4 réflexions sur « La pudeur et ses méfaits »

  1. Ennemi…quand elle est poussée à l’extrême, oui ! Mais il est dit aussi (de mémoire!) « que ta main droite ignore ce que donne ta main gauche », « quand tu veux prier, enferme-toi dans ta chambre… »
    C’est une forme de pudeur, non ?
  2. Quand la main droite ignore ce que fait la main gauche ou quand on se retire dans sa chambre pour prier plutôt que de le faire au vu et au su de tous c’est pour ménager notre ego et donc ne pas fausser nos relations avec autrui (Dieu et nos frères).

    La pudeur en revanche a tendance à interposer notre propre sensibilité entre nous-même et autrui. C’est souvent une préférence accordée à l’évitement au détriment de la rencontre.
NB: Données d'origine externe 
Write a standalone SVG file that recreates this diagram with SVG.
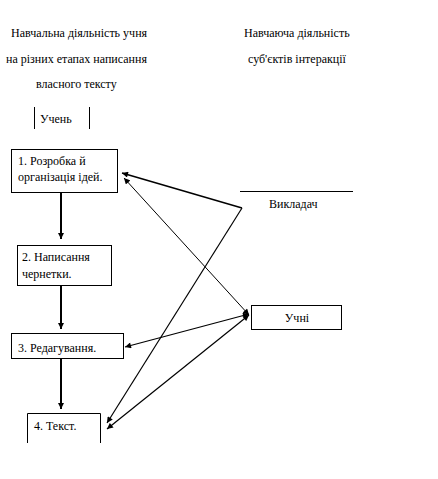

Concrètement elle nous détourne de reconnaître le Christ dans notre prochain et d’aller à sa rencontre. La pudeur restaure les catégories du pur et de l’impur – c’est-à-dire les outils de l’exclusion entre ceux qui sont réputés purs et ceux qui sont réputés impurs – que le Christ avait patiemment démontées, notamment avec la parabole du bon Samaritain.

  3. Cher ami,
    Il me semble que tu parles de la pusillanimité, plutôt que de la pudeur. Au contraire, la pudeur me paraît cette réserve propre au rapport authentique à autrui : quand la retenue dans le rapport appartient à ce rapport même…
    1. Oui mais la pudeur est très souvent l’alibi de certains cathos pour ne pas témoigner de la foi qui les fait vivre (dans l’hypothèse, bien sûr, où c’est bien leur foi qui les fait vivre où la foi les anime effectivement). Certes il s’agit bien d’une pusillanimité qui se drape dans le manteau de la pudeur mais la pudeur elle même n’a de légitimité qu’à condition d’être ordonnée à l’amour d’autrui.

      La brandir comme un bien en soi n’a non seulement aucun sens mais c’est surtout un intolérable contre-sens : le Dieu que nous professons est un Dieu qui a renoncé à la bienséance. Il n’a pas hésité à s’humilier en faisant le premier pas. C’est Lui qui a pris l’initiative d’aller à la rencontre d’Abraham. C’est Lui qui assume la position humiliante du demandeur tout au long de la Révélation. C’est Lui qui choque la pudeur spontanée des hommes en choisissant de s’incarner quitte à créer la stupeur et le rejet (« Scandale pour les juifs et folie pour les païens »).

      Alors prétendre être témoin de la Bonne nouvelle tout en prétendant ménager la pudeur c’est un peu comme prétendre faire une séance de natation sans se mouiller. Eriger la pudeur en vertu c’est juste souscrire au principe de la bourgeoisie française qui veut qu’à table on ne parle pas d’argent, pas de politique et pas de religion. C’est un des critère de cette mondanité contre laquelle le pape François vous met continuellement en garde. Au fond l’alibi de le pudeur c’est le pavillon de complaisance de tous ceux qui préfèrent être les garants des institutions et de la société plutôt que des signes de contradiction aux yeux des hommes. Plutôt un renoncement qu’un désordre en quelque sorte.